De ella pretendió escapar justo después el Tiny Bell Trío. El grupo del trompetista Dave Douglas, invitado estelar del festival este año, se centró en músicas folclóricas, principalmente bálticas, con una actitud de intelectual barriobajero que incluso se atrevió a agitanar una melodía de Schumann. Las virtudes de Douglas son bien conocidas, pero Brad Shepik (guitarra) y, sobre todo, Jim Black (batería) también contribuyeron a llenar el cofre de las ideas brillantes con timbres fantásticos y ritmos de complejidad logarítmica. Lástima que su actuación fuera la más perjudicada por el del grifo.

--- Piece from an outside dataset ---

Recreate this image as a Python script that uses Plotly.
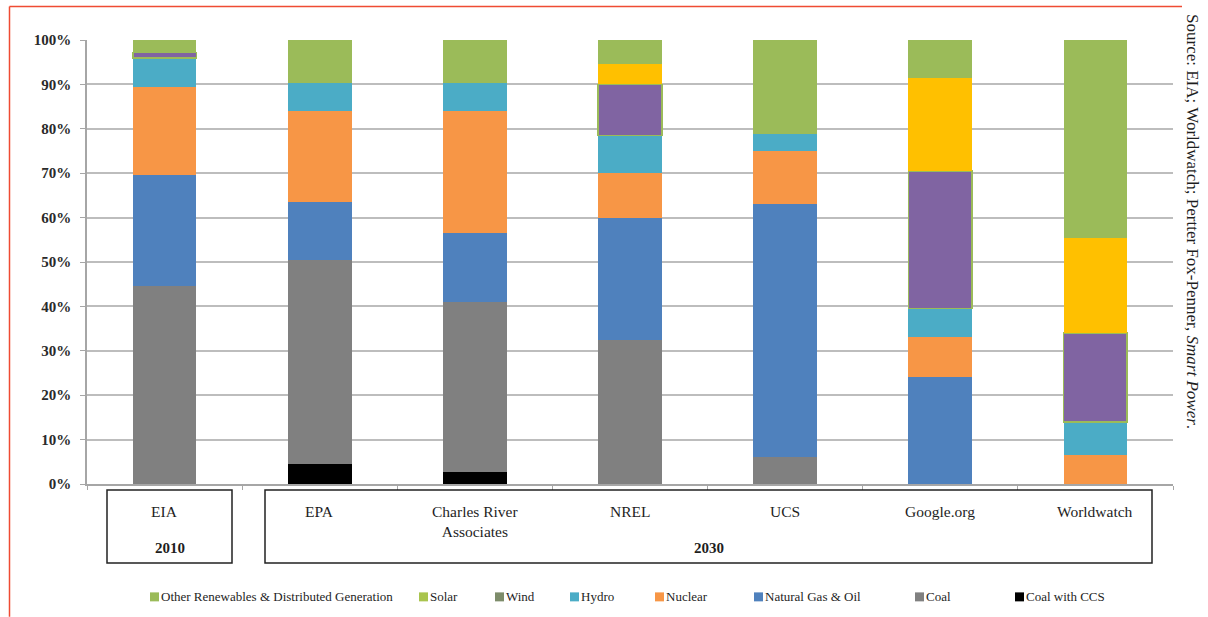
import plotly.graph_objects as go

# ---------------- data ----------------
categories = ["EIA", "EPA", "Charles River Associates", "NREL", "UCS", "Google.org", "Worldwatch"]
category_labels = ["EIA", "EPA", "Charles River<br>Associates", "NREL", "UCS", "Google.org", "Worldwatch"]

coal_ccs = [0, 4.5, 2.7, 0, 0, 0, 0]
coal = [44.5, 46.0, 38.4, 32.5, 6.0, 0, 0]
natural_gas_oil = [25.0, 13.0, 15.5, 27.5, 57.0, 24.0, 0]
nuclear = [20.0, 20.5, 27.4, 10.0, 12.0, 9.0, 6.5]
hydro = [6.5, 6.5, 6.5, 8.5, 4.0, 6.5, 7.5]
wind = [1.2, 0, 0, 11.5, 0, 31.0, 20.0]
solar = [0, 0, 0, 4.5, 0, 21.0, 21.5]
other_renewables = [2.8, 9.5, 9.5, 5.5, 21.0, 8.5, 44.5]

series_names = ["Coal with CCS", "Coal", "Natural Gas & Oil", "Nuclear", "Hydro",
                "Wind", "Solar", "Other Renewables & Distributed Generation"]
series_values = [coal_ccs, coal, natural_gas_oil, nuclear, hydro, wind, solar, other_renewables]
bar_colors = ["#000000", "#808080", "#4f81bd", "#f79646", "#4bacc6", "#8064a2", "#ffc000", "#9bbb59"]

legend_order = ["Other Renewables & Distributed Generation", "Solar", "Wind", "Hydro",
                "Nuclear", "Natural Gas & Oil", "Coal", "Coal with CCS"]
legend_colors = ["#9bbb59", "#a9c44e", "#7d8c6a", "#4bacc6", "#f79646", "#4f81bd", "#808080", "#000000"]
legend_x_px = [150, 419, 495, 570, 655, 754, 915, 1015]

y_ticks = [0, 10, 20, 30, 40, 50, 60, 70, 80, 90, 100]

# ---------------- layout geometry ----------------
W, H = 1208, 617
PL, PR, PT, PB = 87, 1173, 39.5, 484
pw, ph = PR - PL, PB - PT


def px_x(px):
    return (px - PL) / pw


def px_y(py):
    return (PB - py) / ph


def cat_x(px):
    step = pw / len(categories)
    return (px - (PL + step / 2)) / step


SERIF = "Liberation Serif"
TXT = "#1e1e1e"

fig = go.Figure()
for name, vals, col in zip(series_names, series_values, bar_colors):
    line = dict(width=0)
    if name == "Wind":
        line = dict(width=1.5, color="#9bbb59")
    fig.add_trace(go.Bar(
        x=categories, y=vals, name=name, marker=dict(color=col, line=line),
        width=0.41, showlegend=False,
    ))

shapes = []
annotations = []

# category label boxes
shapes.append(dict(type="rect", xref="x", yref="paper",
                   x0=cat_x(107), x1=cat_x(232), y0=px_y(563), y1=px_y(490),
                   line=dict(color="#222222", width=1.5)))
shapes.append(dict(type="rect", xref="x", yref="paper",
                   x0=cat_x(265), x1=cat_x(1152), y0=px_y(563), y1=px_y(490),
                   line=dict(color="#222222", width=1.5)))

for cat, lab in zip(categories, category_labels):
    annotations.append(dict(x=cat, xref="x", y=px_y(501), yref="paper", yanchor="top",
                            text=lab, showarrow=False,
                            font=dict(family=SERIF, size=15.5, color=TXT)))
annotations.append(dict(x=cat_x(169.5), xref="x", y=px_y(548), yref="paper",
                        yanchor="middle", text="<b>2010</b>", showarrow=False,
                        font=dict(family=SERIF, size=15, color=TXT)))
annotations.append(dict(x=cat_x(708.5), xref="x", y=px_y(548), yref="paper",
                        yanchor="middle", text="<b>2030</b>", showarrow=False,
                        font=dict(family=SERIF, size=15, color=TXT)))

# legend (manual)
for name, col, lx in zip(legend_order, legend_colors, legend_x_px):
    shapes.append(dict(type="rect", xref="paper", yref="paper",
                       x0=px_x(lx), x1=px_x(lx + 9), y0=px_y(601.5), y1=px_y(592.5),
                       fillcolor=col, line=dict(width=0)))
    annotations.append(dict(x=px_x(lx + 9), xref="paper", xanchor="left",
                            y=px_y(597), yref="paper", yanchor="middle",
                            text=name, showarrow=False,
                            font=dict(family=SERIF, size=13, color=TXT)))

# source note
annotations.append(dict(x=px_x(1193), xref="paper", xanchor="center",
                        y=px_y(11), yref="paper", yanchor="top", textangle=90,
                        text="Source: EIA; Worldwatch; Pertter Fox-Penner, <i>Smart Power</i>.",
                        showarrow=False, font=dict(family=SERIF, size=17, color=TXT)))

# red frame
frame_col = "#ef4b33"
shapes.append(dict(type="line", xref="paper", yref="paper",
                   x0=px_x(9.5), x1=px_x(1182), y0=px_y(6), y1=px_y(6),
                   line=dict(color=frame_col, width=1.5)))
shapes.append(dict(type="line", xref="paper", yref="paper",
                   x0=px_x(9.5), x1=px_x(9.5), y0=px_y(6), y1=px_y(617),
                   line=dict(color=frame_col, width=1.5)))

fig.update_layout(
    width=W, height=H,
    margin=dict(l=PL, r=W - PR, t=PT, b=H - PB, autoexpand=False),
    barmode="stack",
    paper_bgcolor="white", plot_bgcolor="white",
    shapes=shapes, annotations=annotations,
    font=dict(family=SERIF, color=TXT),
    xaxis=dict(showticklabels=False, showgrid=False, showline=True, linecolor="#a6a6a6",
               linewidth=1.5, ticks="outside", tickson="boundaries", ticklen=4,
               tickcolor="#a6a6a6", range=[-0.5, len(categories) - 0.5]),
    yaxis=dict(range=[0, 100], tickvals=y_ticks,
               ticktext=[f"<b>{v}%</b>" for v in y_ticks],
               showgrid=True, gridcolor="#bdbdbd", gridwidth=1.5,
               showline=True, linecolor="#a6a6a6", linewidth=1.5,
               ticks="outside", ticklen=5, tickcolor="#a6a6a6", ticklabelstandoff=6,
               tickfont=dict(family=SERIF, size=15, color="#2a2a2a"), zeroline=False),
)

fig.write_html("out.html")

De nuevo a cubierto, se pudo escuchar más tarde a un animoso grupo vocal procedente de Zimbabue. El cuarteto se anunciaba como intérprete de standards jazzísticos a la africana, pero el único clásico reconocible fue Perdido. El resto se antojó un repertorio hecho a medida para alguna sala de fiestas moderadamente exótica; marchosos, cándidos y optimistas, los presuntos crooners tuvieron la virtud de entretener y hasta de incitar al baile, como si quisieran prevenir posibles depresiones a causa del mal tiempo. En contraste, la Roosevelt Jazz Band, una de las muchas grandes orquestas universitarias estadounidenses, estuvo después seria hasta lo circunspecto. Rostros aniñados tras los atriles siguiendo con gesto concentrado arreglos de dificultad nada desdeñable. Algunos alumnos aventajados se repartieron los solos, en especial el pianista, autor de algunas intervenciones casi profesionales.

La playa como escenario

Las doce de la noche era la hora esperada por los amantes de los samplers y el dance. El escenario anfitrión estaba situado, como experiencia piloto, en la playa de Zurriola. Entonces sí que había agua por todas partes, pero la presencia de Bugge Wesseltoft (teclados) y Nils Petter Molvaer, reunidos bajo el lema Future jazz from Norway, congregó a un nutrido número de público. El teclista planteó un electro-jazz de fórmula fija, basada en crescendi previsibles y ritmos vivos pero sedentarios. El escenario tenía algo de fantasmagórico cuando la lluvia racheada, vista al contraluz de los focos, y el humo que despedían las máquinas se saludaban en remolinos dantescos sobre la cabeza de los músicos. Wesseltoft tuvo al fin que claudicar y acortó su actuación para no poner en peligro la integridad física.

¿Actuaría Molvaer? El trompetista noruego le echó agallas y, tras cubrir con toallas, sombrillas y plásticos varios todo su aparataje, puso en marcha otra versión de jazz eléctrico mucho más imaginativa y fecunda que la de su compatriota. Hasta el malasombra del grifo, que seguramente se había ido ya a dormir, le concedió licencia para tocar sin humedades, por fin, en esa línea de fragilidad afilada de Miles Davis y Don Cherry. Molvaer sonó como un hombre solitario entre la marabunta urbana, como un artesano que domina la amenaza maquinal. Su música fue la mejor recompensa para quienes habían aguantado hasta el final una jornada no apta para gente de secano ni reumáticos.